…Mike Zatzkin, a lucid observer of—and commentator on—the publishing industry, has an interesting dialoge on his March 18th blog regarding the current and future predicament of e-books. Check it out: The Idea Logical Blog.

Edward Nawotka, in a March 16 Publishers Weekly article, writes about the contrast observable at the Spring Book Show, a remainders show held in early March in Atlanta.

There are plenty of remainders available because of huge returns due to a weak Christmas season. Savvy retailers were scarfing up bargains by the pallet load, yet he reports that attendance at the show was off 25 percent and that “largely absent were…independent booksellers.”

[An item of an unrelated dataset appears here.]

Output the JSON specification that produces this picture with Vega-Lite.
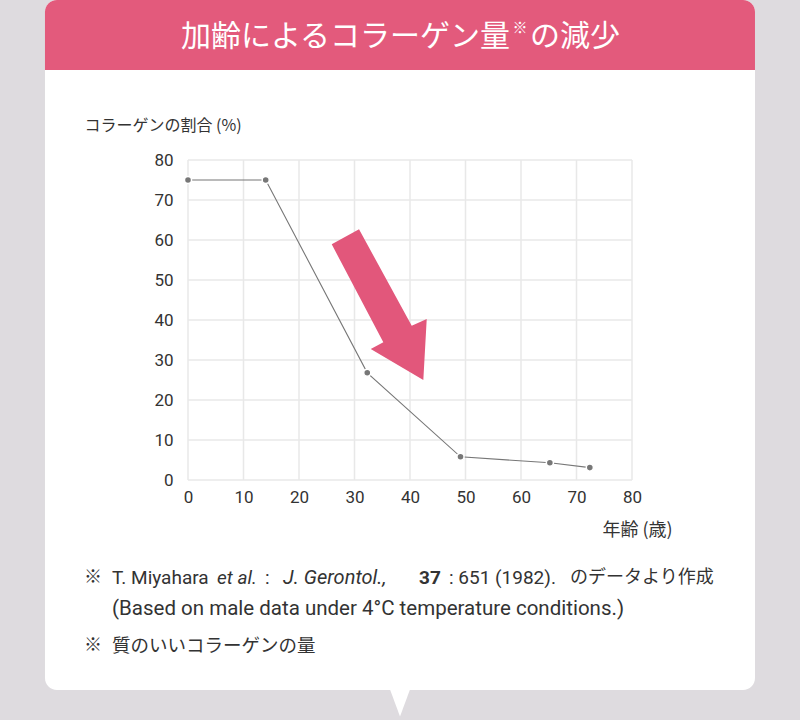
{
  "$schema": "https://vega.github.io/schema/vega-lite/v6.json",
  "width": 444,
  "height": 320,
  "autosize": "none",
  "padding": {"left": 188, "top": 160, "right": 168, "bottom": 240},
  "background": "#dedbdf",
  "datasets": {
    "collagen": [
      {"age": 0, "pct": 75},
      {"age": 14, "pct": 75},
      {"age": 32.3, "pct": 26.8},
      {"age": 49.1, "pct": 5.8},
      {"age": 65.2, "pct": 4.3},
      {"age": 72.4, "pct": 3.1}
    ],
    "grid": [
      {"v": 0}, {"v": 10}, {"v": 20}, {"v": 30}, {"v": 40},
      {"v": 50}, {"v": 60}, {"v": 70}, {"v": 80}
    ],
    "one": [{}]
  },
  "config": {
    "view": {"stroke": null},
    "axis": {
      "grid": false,
      "domain": false,
      "ticks": false,
      "labelFlush": false,
      "labelOverlap": false,
      "labelFont": "Roboto",
      "labelFontSize": 17,
      "labelColor": "#333333",
      "titleFont": "Noto Sans CJK JP",
      "titleFontWeight": "normal",
      "titleColor": "#333333"
    },
    "text": {"font": "Roboto", "fontSize": 19, "color": "#333333", "align": "left", "baseline": "middle"}
  },
  "layer": [
    {
      "data": {"name": "one"},
      "mark": {"type": "rect", "color": "white", "cornerRadius": 12},
      "encoding": {
        "x": {"datum": -25.77, "type": "quantitative"},
        "x2": {"datum": 102.16},
        "y": {"datum": 120, "type": "quantitative"},
        "y2": {"datum": -52.5}
      }
    },
    {
      "data": {"name": "one"},
      "mark": {"type": "rect", "color": "#e35a7c", "cornerRadiusTopLeft": 12, "cornerRadiusTopRight": 12},
      "encoding": {
        "x": {"datum": -25.77, "type": "quantitative"},
        "x2": {"datum": 102.16},
        "y": {"datum": 120, "type": "quantitative"},
        "y2": {"datum": 102.5}
      }
    },
    {
      "data": {"name": "one"},
      "mark": {"type": "point", "shape": "M-0.37,-0.5L0.37,-0.5L0,0.5Z", "size": 2916, "filled": true, "color": "white", "opacity": 1},
      "encoding": {
        "x": {"datum": 38.2, "type": "quantitative"},
        "y": {"datum": -55.75, "type": "quantitative"}
      }
    },
    {
      "data": {"name": "grid"},
      "mark": {"type": "rule", "color": "#e8e8e8", "strokeWidth": 1.5},
      "encoding": {"x": {"field": "v", "type": "quantitative"}}
    },
    {
      "data": {"name": "grid"},
      "mark": {"type": "rule", "color": "#e8e8e8", "strokeWidth": 1.5},
      "encoding": {"y": {"field": "v", "type": "quantitative"}}
    },
    {
      "data": {"name": "collagen"},
      "mark": {"type": "line", "color": "#777777", "strokeWidth": 1.1},
      "encoding": {
        "x": {
          "field": "age",
          "type": "quantitative",
          "scale": {"domain": [0, 80], "nice": false},
          "axis": {
            "zindex": 1,
            "values": [0, 10, 20, 30, 40, 50, 60, 70, 80],
            "labelOverlap": false,
            "labelPadding": 9,
            "title": "年齢 (歳)",
            "titleFontSize": 18,
            "titleX": 449,
            "titleY": 50,
            "titleAlign": "center",
            "titleBaseline": "middle",
            "titleAngle": 0
          }
        },
        "y": {
          "field": "pct",
          "type": "quantitative",
          "scale": {"domain": [0, 80], "nice": false},
          "axis": {
            "zindex": 1,
            "values": [0, 10, 20, 30, 40, 50, 60, 70, 80],
            "tickCount": 9,
            "labelOverlap": false,
            "labelBound": false,
            "labelPadding": 15,
            "title": "コラーゲンの割合 (%)",
            "titleFontSize": 16,
            "titleX": -104,
            "titleY": -35,
            "titleAlign": "left",
            "titleBaseline": "middle",
            "titleAngle": 0
          }
        }
      }
    },
    {
      "data": {"name": "collagen"},
      "mark": {"type": "point", "filled": true, "size": 50, "color": "#777777", "stroke": "white", "strokeWidth": 1.5, "opacity": 1},
      "encoding": {
        "x": {"field": "age", "type": "quantitative"},
        "y": {"field": "pct", "type": "quantitative"}
      }
    },
    {
      "data": {"name": "one"},
      "mark": {
        "type": "point",
        "shape": "M-0.533,-0.647L-0.26,-0.797L0.267,0.167L0.417,0.1L0.383,0.71L-0.143,0.4L-0.017,0.333Z",
        "size": 40000,
        "filled": true,
        "color": "#e2577b",
        "opacity": 1
      },
      "encoding": {
        "x": {"datum": 35.5, "type": "quantitative"},
        "y": {"datum": 42.75, "type": "quantitative"}
      }
    },
    {
      "data": {"name": "one"},
      "mark": {"type": "text", "text": "加齢によるコラーゲン量", "font": "Noto Sans CJK JP", "fontSize": 30, "color": "white", "align": "right"},
      "encoding": {
        "x": {"datum": 58.02, "type": "quantitative"},
        "y": {"datum": 110.75, "type": "quantitative"}
      }
    },
    {
      "data": {"name": "one"},
      "mark": {"type": "text", "text": "※", "font": "Noto Sans CJK JP", "fontSize": 15, "color": "white", "align": "center"},
      "encoding": {
        "x": {"datum": 59.82, "type": "quantitative"},
        "y": {"datum": 113, "type": "quantitative"}
      }
    },
    {
      "data": {"name": "one"},
      "mark": {"type": "text", "text": "の減少", "font": "Noto Sans CJK JP", "fontSize": 30, "color": "white"},
      "encoding": {
        "x": {"datum": 61.62, "type": "quantitative"},
        "y": {"datum": 110.75, "type": "quantitative"}
      }
    },
    {
      "data": {"name": "one"},
      "mark": {"type": "text", "text": "※", "font": "Noto Sans CJK JP", "fontSize": 18},
      "encoding": {
        "x": {"datum": -18.74, "type": "quantitative"},
        "y": {"datum": -24.5, "type": "quantitative"}
      }
    },
    {
      "data": {"name": "one"},
      "mark": {"type": "text", "text": "T. Miyahara"},
      "encoding": {
        "x": {"datum": -13.69, "type": "quantitative"},
        "y": {"datum": -24.5, "type": "quantitative"}
      }
    },
    {
      "data": {"name": "one"},
      "mark": {"type": "text", "text": "et al.", "fontStyle": "italic"},
      "encoding": {
        "x": {"datum": 5.23, "type": "quantitative"},
        "y": {"datum": -24.5, "type": "quantitative"}
      }
    },
    {
      "data": {"name": "one"},
      "mark": {"type": "text", "text": ":"},
      "encoding": {
        "x": {"datum": 13.87, "type": "quantitative"},
        "y": {"datum": -24.5, "type": "quantitative"}
      }
    },
    {
      "data": {"name": "one"},
      "mark": {"type": "text", "text": "J. Gerontol.,", "fontStyle": "italic", "fontSize": 20},
      "encoding": {
        "x": {"datum": 17.12, "type": "quantitative"},
        "y": {"datum": -24.5, "type": "quantitative"}
      }
    },
    {
      "data": {"name": "one"},
      "mark": {"type": "text", "text": "37", "fontWeight": "bold"},
      "encoding": {
        "x": {"datum": 41.62, "type": "quantitative"},
        "y": {"datum": -24.5, "type": "quantitative"}
      }
    },
    {
      "data": {"name": "one"},
      "mark": {"type": "text", "text": ": 651 (1982)."},
      "encoding": {
        "x": {"datum": 47.03, "type": "quantitative"},
        "y": {"datum": -24.5, "type": "quantitative"}
      }
    },
    {
      "data": {"name": "one"},
      "mark": {"type": "text", "text": "のデータより作成", "font": "Noto Sans CJK JP", "fontSize": 18},
      "encoding": {
        "x": {"datum": 68.83, "type": "quantitative"},
        "y": {"datum": -24.5, "type": "quantitative"}
      }
    },
    {
      "data": {"name": "one"},
      "mark": {"type": "text", "text": "(Based on male data under 4°C temperature conditions.)", "fontSize": 20.5},
      "encoding": {
        "x": {"datum": -13.69, "type": "quantitative"},
        "y": {"datum": -32.25, "type": "quantitative"}
      }
    },
    {
      "data": {"name": "one"},
      "mark": {"type": "text", "text": "※", "font": "Noto Sans CJK JP", "fontSize": 18},
      "encoding": {
        "x": {"datum": -18.74, "type": "quantitative"},
        "y": {"datum": -41.5, "type": "quantitative"}
      }
    },
    {
      "data": {"name": "one"},
      "mark": {"type": "text", "text": "質のいいコラーゲンの量", "font": "Noto Sans CJK JP", "fontSize": 18.5},
      "encoding": {
        "x": {"datum": -13.69, "type": "quantitative"},
        "y": {"datum": -41.5, "type": "quantitative"}
      }
    }
  ]
}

One retail bookseller at the show said he’d recently bought five skids of books for $0.12 each including delivery. When they landed he held a sale, offering them still in the boxes, for $1.99 to $2.99. He sold 1,500 in an hour and a half. He said those 90 minutes paid for  the books and “everything after that was profit.”

Apparently readers still want to read.

I’ve long maintained that independent bookstore owners need to get more aggressive and use every strategy available to them to compete with the chains. Buying books at $0.12 each and selling them for $2 to $3 might be one to look into.

 

As an aside: Today’s Wall Street Journal reports that a recent Gallop poll shows only 39 percent of Americans believe in evolution. There’s a short story in that.

 

A few interesting moves in the book publishing industry this week.

First, Thomas Nelson has begun a program called NelsonFree in which the price of a hardcover book also includes an audio download and an e-book download. The downloads will be available in MP3 format for audio and a number of e-book formats including EPub, the odds-on favorite right now over PDF or various proprietory formats to become the eventual universal format for e-readers. This is a savy move that will help brick and mortar bookstores compete with online stores.

Speaking of e-readers, Amazon.com came underfire recently because the new version Kindle has the ability to read text outloud. The Authors Guild and others felt this interferred with audio rights which are usually licensed separately. This week Amazon backed off and said the rights holders—authors or publishers—would be able to choose if they wanted this feature to be turned off on individual books.

The National Federation for the Blind opposed this, but most publishers automatically allow their books to be translated into Braille without charge and I’m sure a special arrangement for the sight-impaired can be worked out—and should be.

Finally, under the subtitle: Another One Sells Out to the Big Boys, Berkeley’s Ten Speed Press—a well-thought-of successful independent publisher—has been sold to Random House. At last count, I think Random House owned somthing like 375 of the largest book imprints in the nation. Random House in turn is owned by Germany-based Bertelsmann AG.

The more consolidation of imprints into the big publishing houses, the better for independent publishers such as Quill Driver Books.